Gold is down today after yesterday’s hike, but I expect it to start heading higher again. Too many powerful forces are driving it behind the scenes. Dwindling physical supply is a major one.
On a recent visit to Switzerland, I was informed that secure logistics operators could not build new vaults fast enough and were taking over nuclear-bomb proof mountain bunkers from the Swiss Army to handle the demand for private storage.
Geopolitical fear is another. The crises in North Korea, Syria, Iran, the South China Sea, and Venezuela are not getting better. The headlines may fade in any given week, but geopolitical shocks will return when least expected and send gold soaring in a flight to safety.

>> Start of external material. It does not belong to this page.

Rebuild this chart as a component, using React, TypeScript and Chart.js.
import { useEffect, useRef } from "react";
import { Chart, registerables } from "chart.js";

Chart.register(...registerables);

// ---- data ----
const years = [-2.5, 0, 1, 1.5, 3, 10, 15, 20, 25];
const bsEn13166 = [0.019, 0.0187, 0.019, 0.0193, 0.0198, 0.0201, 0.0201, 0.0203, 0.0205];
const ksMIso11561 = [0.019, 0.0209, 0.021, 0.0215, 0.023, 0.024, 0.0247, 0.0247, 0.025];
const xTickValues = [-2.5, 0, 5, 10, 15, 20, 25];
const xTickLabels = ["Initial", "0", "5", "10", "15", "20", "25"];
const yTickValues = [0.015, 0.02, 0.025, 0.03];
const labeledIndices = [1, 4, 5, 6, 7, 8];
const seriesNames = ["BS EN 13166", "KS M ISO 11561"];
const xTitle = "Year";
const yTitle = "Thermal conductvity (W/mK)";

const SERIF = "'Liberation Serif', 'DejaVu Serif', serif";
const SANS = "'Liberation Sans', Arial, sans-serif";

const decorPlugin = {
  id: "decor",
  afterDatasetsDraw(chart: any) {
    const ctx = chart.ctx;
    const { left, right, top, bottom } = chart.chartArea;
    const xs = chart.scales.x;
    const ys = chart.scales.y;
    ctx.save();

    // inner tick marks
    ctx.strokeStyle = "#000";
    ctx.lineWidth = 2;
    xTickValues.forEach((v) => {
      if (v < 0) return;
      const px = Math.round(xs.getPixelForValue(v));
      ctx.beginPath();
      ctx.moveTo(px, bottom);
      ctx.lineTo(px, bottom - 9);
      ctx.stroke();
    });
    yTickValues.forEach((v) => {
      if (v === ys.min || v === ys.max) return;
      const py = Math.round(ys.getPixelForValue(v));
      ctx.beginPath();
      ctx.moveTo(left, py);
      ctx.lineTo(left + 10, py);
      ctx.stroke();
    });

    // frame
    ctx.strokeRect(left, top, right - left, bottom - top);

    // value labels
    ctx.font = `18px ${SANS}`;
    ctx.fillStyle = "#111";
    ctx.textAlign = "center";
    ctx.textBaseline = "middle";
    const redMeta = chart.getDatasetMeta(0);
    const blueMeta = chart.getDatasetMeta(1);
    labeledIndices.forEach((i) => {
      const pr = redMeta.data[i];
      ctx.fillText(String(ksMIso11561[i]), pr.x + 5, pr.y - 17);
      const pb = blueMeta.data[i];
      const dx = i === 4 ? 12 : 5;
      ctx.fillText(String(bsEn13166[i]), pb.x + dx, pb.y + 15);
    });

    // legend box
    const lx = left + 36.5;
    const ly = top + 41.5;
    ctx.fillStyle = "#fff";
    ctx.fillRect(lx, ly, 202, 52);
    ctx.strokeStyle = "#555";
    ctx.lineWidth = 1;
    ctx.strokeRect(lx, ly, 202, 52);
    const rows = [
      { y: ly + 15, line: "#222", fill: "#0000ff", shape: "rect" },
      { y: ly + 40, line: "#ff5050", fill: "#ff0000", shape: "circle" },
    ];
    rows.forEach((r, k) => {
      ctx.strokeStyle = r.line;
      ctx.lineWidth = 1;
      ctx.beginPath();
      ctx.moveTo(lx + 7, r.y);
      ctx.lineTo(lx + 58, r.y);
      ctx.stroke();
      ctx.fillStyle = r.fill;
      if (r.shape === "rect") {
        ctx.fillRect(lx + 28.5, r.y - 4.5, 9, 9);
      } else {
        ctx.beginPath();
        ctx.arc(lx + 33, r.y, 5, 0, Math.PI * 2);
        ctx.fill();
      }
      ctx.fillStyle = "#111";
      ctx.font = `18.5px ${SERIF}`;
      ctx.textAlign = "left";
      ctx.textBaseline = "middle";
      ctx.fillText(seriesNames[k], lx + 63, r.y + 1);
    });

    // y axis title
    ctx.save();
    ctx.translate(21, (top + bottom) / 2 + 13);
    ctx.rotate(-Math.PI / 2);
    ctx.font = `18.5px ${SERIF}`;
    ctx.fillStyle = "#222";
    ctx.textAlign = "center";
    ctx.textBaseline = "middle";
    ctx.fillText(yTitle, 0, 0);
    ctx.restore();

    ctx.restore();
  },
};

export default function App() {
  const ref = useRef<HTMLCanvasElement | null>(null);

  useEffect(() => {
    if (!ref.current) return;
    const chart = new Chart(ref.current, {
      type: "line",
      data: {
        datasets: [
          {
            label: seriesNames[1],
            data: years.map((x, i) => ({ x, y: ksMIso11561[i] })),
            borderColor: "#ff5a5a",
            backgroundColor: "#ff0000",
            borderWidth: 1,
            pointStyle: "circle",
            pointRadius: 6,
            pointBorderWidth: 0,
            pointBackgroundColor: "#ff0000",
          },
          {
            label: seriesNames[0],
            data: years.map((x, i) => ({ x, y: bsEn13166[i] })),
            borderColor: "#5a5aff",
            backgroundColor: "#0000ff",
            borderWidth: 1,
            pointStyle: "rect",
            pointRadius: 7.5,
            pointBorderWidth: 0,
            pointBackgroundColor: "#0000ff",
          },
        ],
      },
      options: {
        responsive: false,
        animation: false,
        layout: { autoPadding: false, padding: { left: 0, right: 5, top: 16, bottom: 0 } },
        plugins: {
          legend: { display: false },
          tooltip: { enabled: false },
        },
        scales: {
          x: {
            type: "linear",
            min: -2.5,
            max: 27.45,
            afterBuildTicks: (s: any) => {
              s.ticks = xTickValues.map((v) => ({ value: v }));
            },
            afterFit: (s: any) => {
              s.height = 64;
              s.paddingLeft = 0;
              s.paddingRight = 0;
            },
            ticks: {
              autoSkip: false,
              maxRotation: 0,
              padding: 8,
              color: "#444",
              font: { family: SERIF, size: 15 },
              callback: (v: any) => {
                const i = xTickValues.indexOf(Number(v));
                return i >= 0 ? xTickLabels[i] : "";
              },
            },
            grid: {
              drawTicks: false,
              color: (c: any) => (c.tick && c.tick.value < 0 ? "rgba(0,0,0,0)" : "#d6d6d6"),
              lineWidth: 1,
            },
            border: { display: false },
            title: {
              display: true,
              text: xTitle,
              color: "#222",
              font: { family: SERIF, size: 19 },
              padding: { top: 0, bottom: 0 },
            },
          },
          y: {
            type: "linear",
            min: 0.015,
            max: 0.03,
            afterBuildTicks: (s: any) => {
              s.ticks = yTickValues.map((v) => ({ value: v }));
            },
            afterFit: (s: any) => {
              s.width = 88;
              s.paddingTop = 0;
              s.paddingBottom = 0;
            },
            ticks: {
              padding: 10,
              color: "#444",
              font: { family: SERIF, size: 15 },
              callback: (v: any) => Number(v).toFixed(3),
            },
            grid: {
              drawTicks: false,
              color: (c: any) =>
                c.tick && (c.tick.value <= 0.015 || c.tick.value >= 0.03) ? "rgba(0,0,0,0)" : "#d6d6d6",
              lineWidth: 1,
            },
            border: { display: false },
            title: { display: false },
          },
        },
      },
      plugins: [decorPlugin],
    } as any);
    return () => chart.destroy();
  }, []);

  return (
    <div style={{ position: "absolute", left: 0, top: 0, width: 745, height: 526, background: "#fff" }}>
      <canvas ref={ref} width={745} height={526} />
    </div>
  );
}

Fed policy tightening is normally a headwind for gold. But, the last two times the Fed raised rates — December 14, 2016 and March 15, 2017 — gold rallied as if on cue.
Gold is the most forward-looking of any major market. It may be the case that the gold market sees the Fed is tightening into weakness and will eventually over-tighten and cause a recession.
At that point, the Fed will pivot back to easing through forward guidance. That will result in more inflation and a weaker dollar, which is the perfect environment for gold.
In short, all signs point to higher gold prices in the months ahead based on Fed ease, geopolitical tensions, and a weaker dollar.